**EXERCISE INSTRUCTIONS:**
Reproduce all the lines exactly as they stand, apart from the pictures.

**SUPPLIED INFORMATION:**

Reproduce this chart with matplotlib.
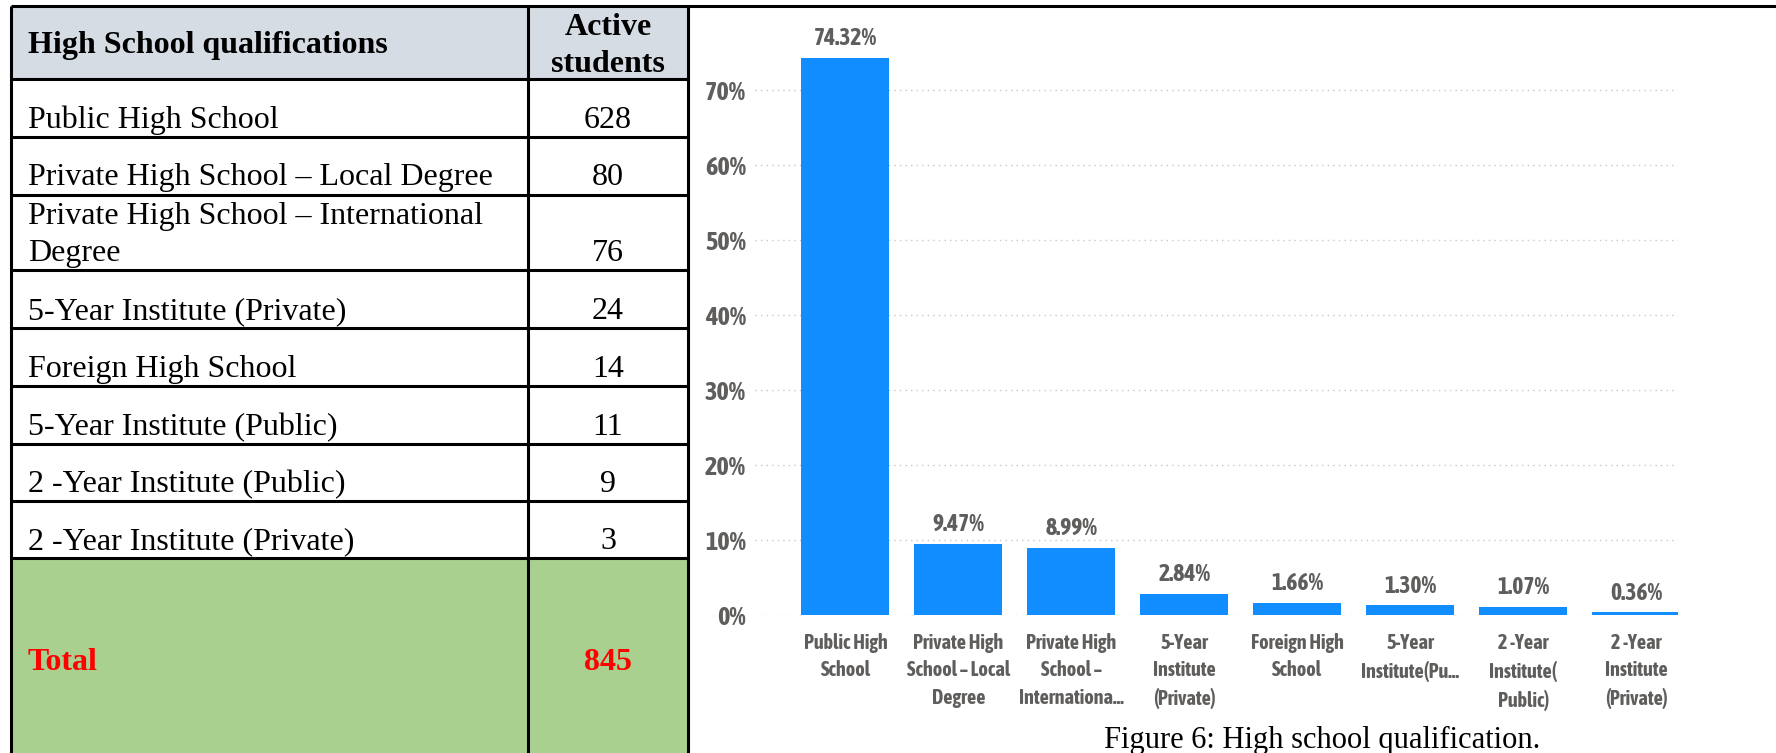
import matplotlib
matplotlib.use("Agg")
import matplotlib.pyplot as plt
from matplotlib.patches import Rectangle

# table data
table_header = ["High School qualifications", "Active\nstudents"]
qualifications = ["Public High School",
                  "Private High School \u2013 Local Degree",
                  "Private High School \u2013 International\nDegree",
                  "5-Year Institute (Private)",
                  "Foreign High School",
                  "5-Year Institute (Public)",
                  "2 -Year Institute (Public)",
                  "2 -Year Institute (Private)"]
active_students = [628, 80, 76, 24, 14, 11, 9, 3]
total_label = "Total"
total_value = 845

# chart data
bar_labels = ["Public High\nSchool",
              "Private High\nSchool \u2013 Local\nDegree",
              "Private High\nSchool \u2013\nInternationa...",
              "5-Year\nInstitute\n(Private)",
              "Foreign High\nSchool",
              "5-Year\nInstitute(Pu...",
              "2 -Year\nInstitute(\nPublic)",
              "2 -Year\nInstitute\n(Private)"]
pct = [74.32, 9.47, 8.99, 2.84, 1.66, 1.30, 1.07, 0.36]
yticks = [0, 10, 20, 30, 40, 50, 60, 70]
caption = "Figure 6: High school qualification."

W, H = 1776, 753
fig = plt.figure(figsize=(W / 100, H / 100), dpi=100)

# ---- table, drawn in pixel coords on a full-figure axes
tab = fig.add_axes([0, 0, 1, 1])
tab.set_xlim(0, W)
tab.set_ylim(H, 0)
tab.axis("off")

serif = ["Liberation Serif", "DejaVu Serif"]
fs = 23
x0, xmid, x1 = 11, 528, 688
row_edges = [6, 79, 137, 195, 270, 328, 386, 444, 501, 558, H]
baselines = [128, 185, 224, 319, 377, 435, 492, 549]

tab.add_patch(Rectangle((x0, row_edges[0]), x1 - x0, row_edges[1] - row_edges[0],
                        facecolor="#D6DCE4", edgecolor="none"))
tab.add_patch(Rectangle((x0, row_edges[-2]), x1 - x0, H - row_edges[-2],
                        facecolor="#A9D08E", edgecolor="none"))

lw = 2.2
tab.plot([x0, W], [row_edges[0], row_edges[0]], color="black", lw=lw, solid_capstyle="butt")
for y in row_edges[1:-1]:
    tab.plot([x0, x1], [y, y], color="black", lw=lw, solid_capstyle="butt")
for x in (x0, xmid, x1):
    tab.plot([x, x], [row_edges[0], H], color="black", lw=lw, solid_capstyle="butt")

tab.text(28, 53, table_header[0], family=serif, fontsize=fs, fontweight="bold", va="baseline")
h2 = table_header[1].split("\n")
tab.text(608, 35, h2[0], family=serif, fontsize=fs, fontweight="bold", va="baseline", ha="center")
tab.text(608, 72, h2[1], family=serif, fontsize=fs, fontweight="bold", va="baseline", ha="center")

for name, n, b in zip(qualifications, active_students, baselines):
    lines = name.split("\n")
    if len(lines) == 2:
        tab.text(28, b, lines[0], family=serif, fontsize=fs, va="baseline")
        tab.text(28, b + 37, lines[1], family=serif, fontsize=fs, va="baseline")
        nb = b + 37
    else:
        tab.text(28, b, name, family=serif, fontsize=fs, va="baseline")
        nb = b
    tab.text(608, nb, str(n), family=serif, fontsize=fs, va="baseline", ha="center")

tab.text(28, 670, total_label, family=serif, fontsize=fs, fontweight="bold",
         color="#FF0000", va="baseline")
tab.text(608, 670, str(total_value), family=serif, fontsize=fs, fontweight="bold",
         color="#FF0000", va="baseline", ha="center")

tab.text(1322, 748, caption, family=serif, fontsize=22, ha="center", va="baseline")

# ---- bar chart
sans = ["Asap Condensed", "DejaVu Sans"]
txt = "#605E5C"
left, right, zero_y, top_y = 755, 1678, 615, 15
ax = fig.add_axes([left / W, (H - zero_y) / H, (right - left) / W, (zero_y - top_y) / H])
ax.patch.set_alpha(0)
xs = list(range(len(pct)))
bars = ax.bar(xs, pct, width=0.78, color="#118DFF", zorder=3)
ax.set_xlim(-0.8, 7.37)
ax.set_ylim(0, 80)
ax.set_yticks(yticks)
ax.set_yticklabels([f"{v}%" for v in yticks], family=sans, fontsize=19,
                   fontweight="bold", color=txt)
ax.set_xticks(xs)
ax.set_xticklabels(bar_labels, family=sans, fontsize=14.5, fontweight="bold",
                   color=txt, linespacing=1.46, va="top")
ax.tick_params(axis="both", length=0)
ax.tick_params(axis="y", pad=6.5)
ax.tick_params(axis="x", pad=13)
for s in ax.spines.values():
    s.set_visible(False)
ax.yaxis.grid(True, linestyle=(0, (1, 3)), color="#C8C8C8", lw=1)
ax.set_axisbelow(True)

for b, v in zip(bars, pct):
    ax.annotate(f"{v:.2f}%", (b.get_x() + b.get_width() / 2, b.get_height()),
                xytext=(0, 9), textcoords="offset points", ha="center", va="baseline",
                family=sans, fontsize=17, fontweight="bold", color=txt)

fig.savefig("out.png", dpi=100)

**EXERCISE OUTPUT:**
Reproduce this chart with matplotlib.
import matplotlib
matplotlib.use("Agg")
import matplotlib.pyplot as plt
from matplotlib.patches import Rectangle

# table data
table_header = ["High School qualifications", "Active\nstudents"]
qualifications = ["Public High School",
                  "Private High School \u2013 Local Degree",
                  "Private High School \u2013 International\nDegree",
                  "5-Year Institute (Private)",
                  "Foreign High School",
                  "5-Year Institute (Public)",
                  "2 -Year Institute (Public)",
                  "2 -Year Institute (Private)"]
active_students = [628, 80, 76, 24, 14, 11, 9, 3]
total_label = "Total"
total_value = 845

# chart data
bar_labels = ["Public High\nSchool",
              "Private High\nSchool \u2013 Local\nDegree",
              "Private High\nSchool \u2013\nInternationa...",
              "5-Year\nInstitute\n(Private)",
              "Foreign High\nSchool",
              "5-Year\nInstitute(Pu...",
              "2 -Year\nInstitute(\nPublic)",
              "2 -Year\nInstitute\n(Private)"]
pct = [74.32, 9.47, 8.99, 2.84, 1.66, 1.30, 1.07, 0.36]
yticks = [0, 10, 20, 30, 40, 50, 60, 70]
caption = "Figure 6: High school qualification."

W, H = 1776, 753
fig = plt.figure(figsize=(W / 100, H / 100), dpi=100)

# ---- table, drawn in pixel coords on a full-figure axes
tab = fig.add_axes([0, 0, 1, 1])
tab.set_xlim(0, W)
tab.set_ylim(H, 0)
tab.axis("off")

serif = ["Liberation Serif", "DejaVu Serif"]
fs = 23
x0, xmid, x1 = 11, 528, 688
row_edges = [6, 79, 137, 195, 270, 328, 386, 444, 501, 558, H]
baselines = [128, 185, 224, 319, 377, 435, 492, 549]

tab.add_patch(Rectangle((x0, row_edges[0]), x1 - x0, row_edges[1] - row_edges[0],
                        facecolor="#D6DCE4", edgecolor="none"))
tab.add_patch(Rectangle((x0, row_edges[-2]), x1 - x0, H - row_edges[-2],
                        facecolor="#A9D08E", edgecolor="none"))

lw = 2.2
tab.plot([x0, W], [row_edges[0], row_edges[0]], color="black", lw=lw, solid_capstyle="butt")
for y in row_edges[1:-1]:
    tab.plot([x0, x1], [y, y], color="black", lw=lw, solid_capstyle="butt")
for x in (x0, xmid, x1):
    tab.plot([x, x], [row_edges[0], H], color="black", lw=lw, solid_capstyle="butt")

tab.text(28, 53, table_header[0], family=serif, fontsize=fs, fontweight="bold", va="baseline")
h2 = table_header[1].split("\n")
tab.text(608, 35, h2[0], family=serif, fontsize=fs, fontweight="bold", va="baseline", ha="center")
tab.text(608, 72, h2[1], family=serif, fontsize=fs, fontweight="bold", va="baseline", ha="center")

for name, n, b in zip(qualifications, active_students, baselines):
    lines = name.split("\n")
    if len(lines) == 2:
        tab.text(28, b, lines[0], family=serif, fontsize=fs, va="baseline")
        tab.text(28, b + 37, lines[1], family=serif, fontsize=fs, va="baseline")
        nb = b + 37
    else:
        tab.text(28, b, name, family=serif, fontsize=fs, va="baseline")
        nb = b
    tab.text(608, nb, str(n), family=serif, fontsize=fs, va="baseline", ha="center")

tab.text(28, 670, total_label, family=serif, fontsize=fs, fontweight="bold",
         color="#FF0000", va="baseline")
tab.text(608, 670, str(total_value), family=serif, fontsize=fs, fontweight="bold",
         color="#FF0000", va="baseline", ha="center")

tab.text(1322, 748, caption, family=serif, fontsize=22, ha="center", va="baseline")

# ---- bar chart
sans = ["Asap Condensed", "DejaVu Sans"]
txt = "#605E5C"
left, right, zero_y, top_y = 755, 1678, 615, 15
ax = fig.add_axes([left / W, (H - zero_y) / H, (right - left) / W, (zero_y - top_y) / H])
ax.patch.set_alpha(0)
xs = list(range(len(pct)))
bars = ax.bar(xs, pct, width=0.78, color="#118DFF", zorder=3)
ax.set_xlim(-0.8, 7.37)
ax.set_ylim(0, 80)
ax.set_yticks(yticks)
ax.set_yticklabels([f"{v}%" for v in yticks], family=sans, fontsize=19,
                   fontweight="bold", color=txt)
ax.set_xticks(xs)
ax.set_xticklabels(bar_labels, family=sans, fontsize=14.5, fontweight="bold",
                   color=txt, linespacing=1.46, va="top")
ax.tick_params(axis="both", length=0)
ax.tick_params(axis="y", pad=6.5)
ax.tick_params(axis="x", pad=13)
for s in ax.spines.values():
    s.set_visible(False)
ax.yaxis.grid(True, linestyle=(0, (1, 3)), color="#C8C8C8", lw=1)
ax.set_axisbelow(True)

for b, v in zip(bars, pct):
    ax.annotate(f"{v:.2f}%", (b.get_x() + b.get_width() / 2, b.get_height()),
                xytext=(0, 9), textcoords="offset points", ha="center", va="baseline",
                family=sans, fontsize=17, fontweight="bold", color=txt)

fig.savefig("out.png", dpi=100)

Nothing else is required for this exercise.